═════ Given entries

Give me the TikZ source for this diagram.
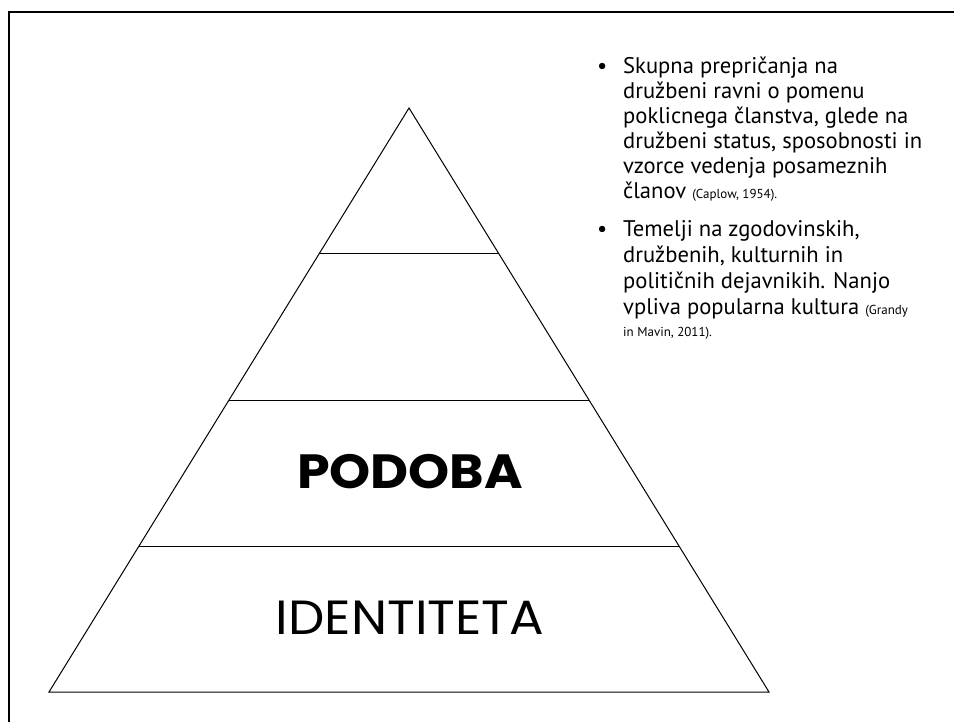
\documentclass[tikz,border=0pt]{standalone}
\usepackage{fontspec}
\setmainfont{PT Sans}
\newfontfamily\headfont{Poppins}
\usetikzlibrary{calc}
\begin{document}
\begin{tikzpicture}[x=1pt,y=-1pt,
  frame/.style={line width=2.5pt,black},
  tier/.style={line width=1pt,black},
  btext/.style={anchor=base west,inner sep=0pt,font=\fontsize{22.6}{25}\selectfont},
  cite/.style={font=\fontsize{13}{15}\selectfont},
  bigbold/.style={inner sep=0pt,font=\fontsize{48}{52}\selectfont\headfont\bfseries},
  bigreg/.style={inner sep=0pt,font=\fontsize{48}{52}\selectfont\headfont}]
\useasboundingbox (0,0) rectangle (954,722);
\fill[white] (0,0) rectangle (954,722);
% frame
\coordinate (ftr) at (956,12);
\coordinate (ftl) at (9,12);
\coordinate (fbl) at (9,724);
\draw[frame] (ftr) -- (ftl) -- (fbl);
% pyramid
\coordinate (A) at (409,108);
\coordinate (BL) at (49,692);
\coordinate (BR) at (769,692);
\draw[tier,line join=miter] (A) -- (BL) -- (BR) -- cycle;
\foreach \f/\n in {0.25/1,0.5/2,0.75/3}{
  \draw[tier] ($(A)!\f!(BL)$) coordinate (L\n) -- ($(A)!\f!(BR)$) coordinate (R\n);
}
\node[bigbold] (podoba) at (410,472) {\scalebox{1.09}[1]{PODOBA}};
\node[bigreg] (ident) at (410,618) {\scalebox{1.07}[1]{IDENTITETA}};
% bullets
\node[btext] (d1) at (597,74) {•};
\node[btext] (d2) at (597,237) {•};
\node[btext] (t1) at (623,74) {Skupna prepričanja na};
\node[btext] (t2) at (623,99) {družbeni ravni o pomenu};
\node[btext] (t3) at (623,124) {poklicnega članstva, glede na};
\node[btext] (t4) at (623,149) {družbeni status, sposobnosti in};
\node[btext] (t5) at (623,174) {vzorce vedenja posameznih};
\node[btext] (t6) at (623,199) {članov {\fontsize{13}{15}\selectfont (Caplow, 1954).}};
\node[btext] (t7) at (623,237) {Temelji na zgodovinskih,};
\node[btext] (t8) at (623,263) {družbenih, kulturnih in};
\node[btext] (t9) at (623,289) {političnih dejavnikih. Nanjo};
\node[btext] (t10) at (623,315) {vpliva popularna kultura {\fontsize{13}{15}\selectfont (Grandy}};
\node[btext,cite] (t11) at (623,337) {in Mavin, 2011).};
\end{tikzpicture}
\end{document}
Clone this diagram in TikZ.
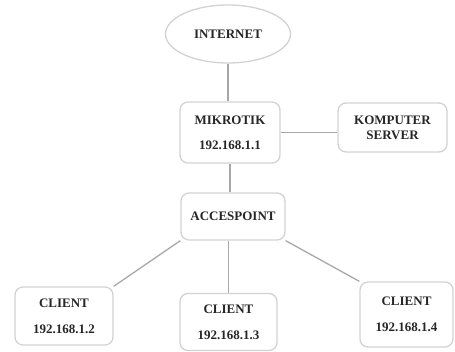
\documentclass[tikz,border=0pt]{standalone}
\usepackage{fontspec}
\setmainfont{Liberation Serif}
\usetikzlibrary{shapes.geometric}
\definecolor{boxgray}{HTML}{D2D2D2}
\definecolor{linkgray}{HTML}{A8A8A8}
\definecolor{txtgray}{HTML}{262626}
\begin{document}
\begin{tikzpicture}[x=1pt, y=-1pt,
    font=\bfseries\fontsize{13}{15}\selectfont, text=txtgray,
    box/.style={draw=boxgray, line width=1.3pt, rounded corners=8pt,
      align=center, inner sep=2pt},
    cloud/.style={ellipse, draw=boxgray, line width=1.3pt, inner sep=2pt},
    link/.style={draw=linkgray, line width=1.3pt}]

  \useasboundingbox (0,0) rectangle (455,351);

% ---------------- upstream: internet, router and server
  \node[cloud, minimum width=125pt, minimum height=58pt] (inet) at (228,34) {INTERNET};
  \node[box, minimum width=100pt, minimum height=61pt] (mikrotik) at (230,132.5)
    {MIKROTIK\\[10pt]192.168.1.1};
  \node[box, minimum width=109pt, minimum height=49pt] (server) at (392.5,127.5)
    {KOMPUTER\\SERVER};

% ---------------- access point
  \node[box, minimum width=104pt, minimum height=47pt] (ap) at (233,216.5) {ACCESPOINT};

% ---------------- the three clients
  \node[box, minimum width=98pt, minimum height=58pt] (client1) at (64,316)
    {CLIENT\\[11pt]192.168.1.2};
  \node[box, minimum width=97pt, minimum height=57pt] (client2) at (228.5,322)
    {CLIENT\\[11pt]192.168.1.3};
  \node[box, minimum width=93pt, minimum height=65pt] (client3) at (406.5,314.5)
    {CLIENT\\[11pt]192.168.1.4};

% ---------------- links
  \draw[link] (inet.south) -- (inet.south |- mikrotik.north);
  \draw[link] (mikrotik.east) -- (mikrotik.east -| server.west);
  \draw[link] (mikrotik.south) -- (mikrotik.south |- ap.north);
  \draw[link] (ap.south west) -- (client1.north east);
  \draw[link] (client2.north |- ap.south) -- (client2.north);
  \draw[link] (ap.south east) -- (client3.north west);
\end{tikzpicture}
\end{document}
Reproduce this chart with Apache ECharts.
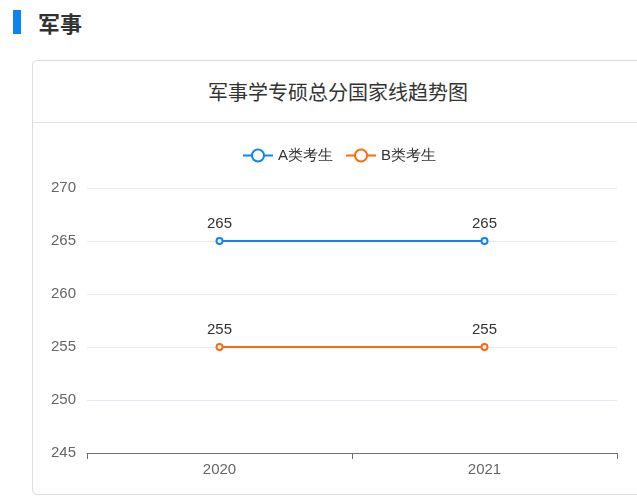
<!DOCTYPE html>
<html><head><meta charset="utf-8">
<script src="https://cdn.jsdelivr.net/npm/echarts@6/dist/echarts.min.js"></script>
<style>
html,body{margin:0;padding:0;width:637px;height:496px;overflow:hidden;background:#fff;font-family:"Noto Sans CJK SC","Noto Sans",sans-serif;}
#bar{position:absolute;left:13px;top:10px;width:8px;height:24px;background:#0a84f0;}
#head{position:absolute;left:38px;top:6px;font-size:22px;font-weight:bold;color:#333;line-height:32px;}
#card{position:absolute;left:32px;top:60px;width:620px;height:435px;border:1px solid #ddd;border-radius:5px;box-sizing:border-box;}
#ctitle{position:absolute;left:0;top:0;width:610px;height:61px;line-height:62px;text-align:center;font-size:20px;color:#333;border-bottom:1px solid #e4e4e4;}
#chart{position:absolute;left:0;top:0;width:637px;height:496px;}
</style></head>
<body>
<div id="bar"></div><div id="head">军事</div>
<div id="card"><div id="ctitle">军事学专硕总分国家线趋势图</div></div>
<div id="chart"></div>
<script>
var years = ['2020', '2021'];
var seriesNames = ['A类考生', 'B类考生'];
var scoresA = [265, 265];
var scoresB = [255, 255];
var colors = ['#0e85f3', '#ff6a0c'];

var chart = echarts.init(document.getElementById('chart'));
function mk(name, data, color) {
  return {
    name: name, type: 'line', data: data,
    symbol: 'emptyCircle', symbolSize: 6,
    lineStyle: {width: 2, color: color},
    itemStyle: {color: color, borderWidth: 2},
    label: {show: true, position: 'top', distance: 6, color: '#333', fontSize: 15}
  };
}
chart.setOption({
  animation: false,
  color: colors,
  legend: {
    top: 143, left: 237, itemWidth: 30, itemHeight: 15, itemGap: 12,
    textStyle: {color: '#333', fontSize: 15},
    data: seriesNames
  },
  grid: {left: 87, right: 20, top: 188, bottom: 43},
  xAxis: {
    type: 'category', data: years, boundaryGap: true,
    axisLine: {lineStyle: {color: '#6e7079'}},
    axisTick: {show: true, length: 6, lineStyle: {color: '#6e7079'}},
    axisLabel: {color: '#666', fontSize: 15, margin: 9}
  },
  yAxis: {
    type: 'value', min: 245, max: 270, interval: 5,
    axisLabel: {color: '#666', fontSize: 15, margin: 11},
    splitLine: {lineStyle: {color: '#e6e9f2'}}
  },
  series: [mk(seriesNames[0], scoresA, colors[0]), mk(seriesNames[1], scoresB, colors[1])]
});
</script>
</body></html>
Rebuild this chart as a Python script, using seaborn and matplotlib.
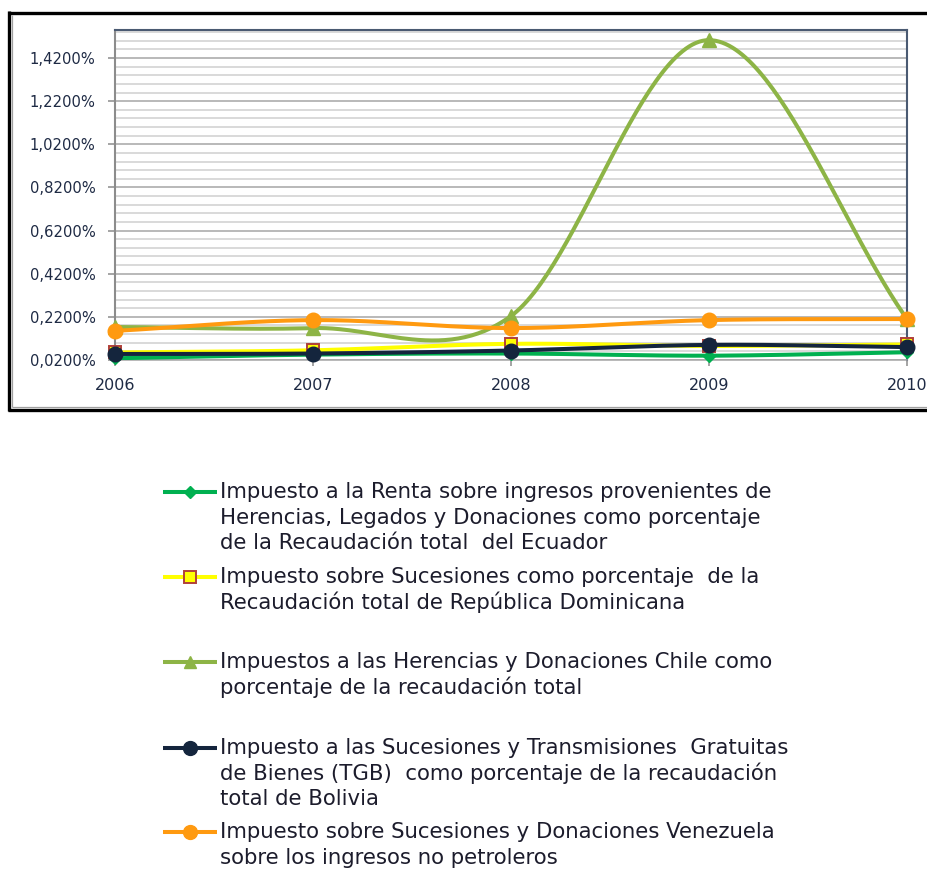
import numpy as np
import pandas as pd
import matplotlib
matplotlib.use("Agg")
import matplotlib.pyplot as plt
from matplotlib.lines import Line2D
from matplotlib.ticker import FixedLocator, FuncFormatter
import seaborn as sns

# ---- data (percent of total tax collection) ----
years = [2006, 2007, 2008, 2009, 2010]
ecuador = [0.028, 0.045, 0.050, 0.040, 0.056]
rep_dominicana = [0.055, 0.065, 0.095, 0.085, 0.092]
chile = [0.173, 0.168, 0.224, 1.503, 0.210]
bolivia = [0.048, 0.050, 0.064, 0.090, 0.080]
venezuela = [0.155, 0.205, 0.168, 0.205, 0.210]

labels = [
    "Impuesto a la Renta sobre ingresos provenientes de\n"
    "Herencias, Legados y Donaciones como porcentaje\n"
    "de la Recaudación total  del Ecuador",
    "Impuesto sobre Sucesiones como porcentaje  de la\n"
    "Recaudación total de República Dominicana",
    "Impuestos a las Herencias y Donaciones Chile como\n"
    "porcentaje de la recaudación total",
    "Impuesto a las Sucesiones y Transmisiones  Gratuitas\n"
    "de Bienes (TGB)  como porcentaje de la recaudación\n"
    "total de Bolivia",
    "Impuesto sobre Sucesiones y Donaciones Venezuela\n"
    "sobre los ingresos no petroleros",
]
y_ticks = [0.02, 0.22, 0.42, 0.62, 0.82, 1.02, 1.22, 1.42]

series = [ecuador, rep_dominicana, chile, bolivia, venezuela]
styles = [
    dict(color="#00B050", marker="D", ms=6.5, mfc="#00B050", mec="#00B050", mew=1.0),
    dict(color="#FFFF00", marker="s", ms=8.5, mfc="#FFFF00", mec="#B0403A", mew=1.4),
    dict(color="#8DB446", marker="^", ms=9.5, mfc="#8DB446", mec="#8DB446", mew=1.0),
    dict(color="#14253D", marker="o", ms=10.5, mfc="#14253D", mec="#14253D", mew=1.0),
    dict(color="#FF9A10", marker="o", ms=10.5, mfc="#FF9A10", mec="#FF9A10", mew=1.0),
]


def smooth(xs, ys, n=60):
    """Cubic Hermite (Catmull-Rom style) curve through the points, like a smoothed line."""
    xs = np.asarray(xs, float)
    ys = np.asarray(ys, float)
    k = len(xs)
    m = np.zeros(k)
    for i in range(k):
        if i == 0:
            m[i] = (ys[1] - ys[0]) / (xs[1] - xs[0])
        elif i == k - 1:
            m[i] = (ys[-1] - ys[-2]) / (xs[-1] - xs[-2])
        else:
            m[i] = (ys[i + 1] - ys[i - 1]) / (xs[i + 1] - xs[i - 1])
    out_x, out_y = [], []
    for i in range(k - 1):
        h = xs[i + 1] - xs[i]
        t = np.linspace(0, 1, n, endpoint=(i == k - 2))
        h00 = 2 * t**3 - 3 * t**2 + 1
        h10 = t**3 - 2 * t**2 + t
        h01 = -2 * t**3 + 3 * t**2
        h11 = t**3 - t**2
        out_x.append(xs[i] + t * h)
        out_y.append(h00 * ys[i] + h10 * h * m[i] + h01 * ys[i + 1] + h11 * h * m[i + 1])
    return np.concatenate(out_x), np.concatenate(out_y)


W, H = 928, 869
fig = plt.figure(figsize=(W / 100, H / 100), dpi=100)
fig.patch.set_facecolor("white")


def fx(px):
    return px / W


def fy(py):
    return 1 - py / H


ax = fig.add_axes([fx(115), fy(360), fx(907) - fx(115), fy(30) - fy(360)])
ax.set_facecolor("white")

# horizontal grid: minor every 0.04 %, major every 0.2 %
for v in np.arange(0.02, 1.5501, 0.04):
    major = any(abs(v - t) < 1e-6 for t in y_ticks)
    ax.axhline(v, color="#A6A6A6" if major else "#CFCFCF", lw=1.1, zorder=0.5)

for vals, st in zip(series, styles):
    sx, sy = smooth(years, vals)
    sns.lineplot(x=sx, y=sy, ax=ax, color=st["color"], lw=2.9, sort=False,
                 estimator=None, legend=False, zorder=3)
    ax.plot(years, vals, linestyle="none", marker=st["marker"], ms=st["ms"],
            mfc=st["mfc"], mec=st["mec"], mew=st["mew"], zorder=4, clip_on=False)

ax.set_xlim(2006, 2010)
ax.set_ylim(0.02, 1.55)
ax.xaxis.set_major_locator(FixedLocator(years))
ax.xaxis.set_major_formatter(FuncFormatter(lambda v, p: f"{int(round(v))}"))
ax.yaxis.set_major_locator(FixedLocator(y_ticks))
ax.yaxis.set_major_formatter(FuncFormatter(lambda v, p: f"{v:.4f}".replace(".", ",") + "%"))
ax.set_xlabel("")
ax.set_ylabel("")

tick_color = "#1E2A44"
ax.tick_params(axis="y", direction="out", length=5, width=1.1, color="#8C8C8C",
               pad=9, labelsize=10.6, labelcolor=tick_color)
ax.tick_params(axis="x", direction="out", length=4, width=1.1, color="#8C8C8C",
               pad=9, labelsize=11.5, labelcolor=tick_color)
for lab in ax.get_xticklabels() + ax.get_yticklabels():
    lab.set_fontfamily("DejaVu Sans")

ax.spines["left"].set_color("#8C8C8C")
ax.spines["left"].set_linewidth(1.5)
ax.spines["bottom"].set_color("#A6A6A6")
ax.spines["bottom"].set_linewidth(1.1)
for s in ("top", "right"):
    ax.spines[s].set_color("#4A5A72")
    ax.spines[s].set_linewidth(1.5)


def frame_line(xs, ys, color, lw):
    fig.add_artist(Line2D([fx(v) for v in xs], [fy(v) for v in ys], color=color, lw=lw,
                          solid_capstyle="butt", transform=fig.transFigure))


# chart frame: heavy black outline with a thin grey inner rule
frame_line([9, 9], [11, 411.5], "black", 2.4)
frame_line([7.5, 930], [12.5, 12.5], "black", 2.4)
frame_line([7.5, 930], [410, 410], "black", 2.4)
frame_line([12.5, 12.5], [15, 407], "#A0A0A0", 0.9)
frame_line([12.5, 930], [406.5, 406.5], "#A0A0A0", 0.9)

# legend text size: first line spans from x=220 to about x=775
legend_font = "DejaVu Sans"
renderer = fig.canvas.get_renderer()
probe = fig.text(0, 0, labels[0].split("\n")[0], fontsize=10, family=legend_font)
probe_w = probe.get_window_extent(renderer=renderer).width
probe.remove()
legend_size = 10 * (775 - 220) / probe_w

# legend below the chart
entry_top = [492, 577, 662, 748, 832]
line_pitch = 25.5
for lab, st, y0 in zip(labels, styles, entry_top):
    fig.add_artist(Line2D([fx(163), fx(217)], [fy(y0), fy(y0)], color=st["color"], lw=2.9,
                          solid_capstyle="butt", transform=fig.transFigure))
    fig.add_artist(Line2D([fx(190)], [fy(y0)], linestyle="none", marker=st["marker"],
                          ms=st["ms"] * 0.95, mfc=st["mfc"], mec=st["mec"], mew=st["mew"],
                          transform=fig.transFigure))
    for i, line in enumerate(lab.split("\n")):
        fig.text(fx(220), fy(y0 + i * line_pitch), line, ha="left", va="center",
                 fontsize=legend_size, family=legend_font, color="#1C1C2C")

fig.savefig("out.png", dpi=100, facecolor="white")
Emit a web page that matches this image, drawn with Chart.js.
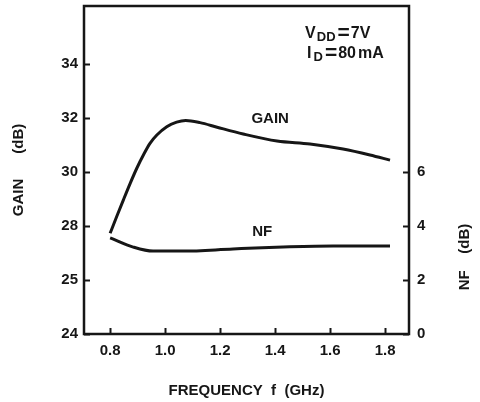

══════════

Extract each line holding the word "script" from the records.

> Complete response:
<script src="https://cdn.jsdelivr.net/npm/echarts@6/dist/echarts.min.js"></script>
<script>
</script>
Rebuild this chart as a Python script, using seaborn and matplotlib.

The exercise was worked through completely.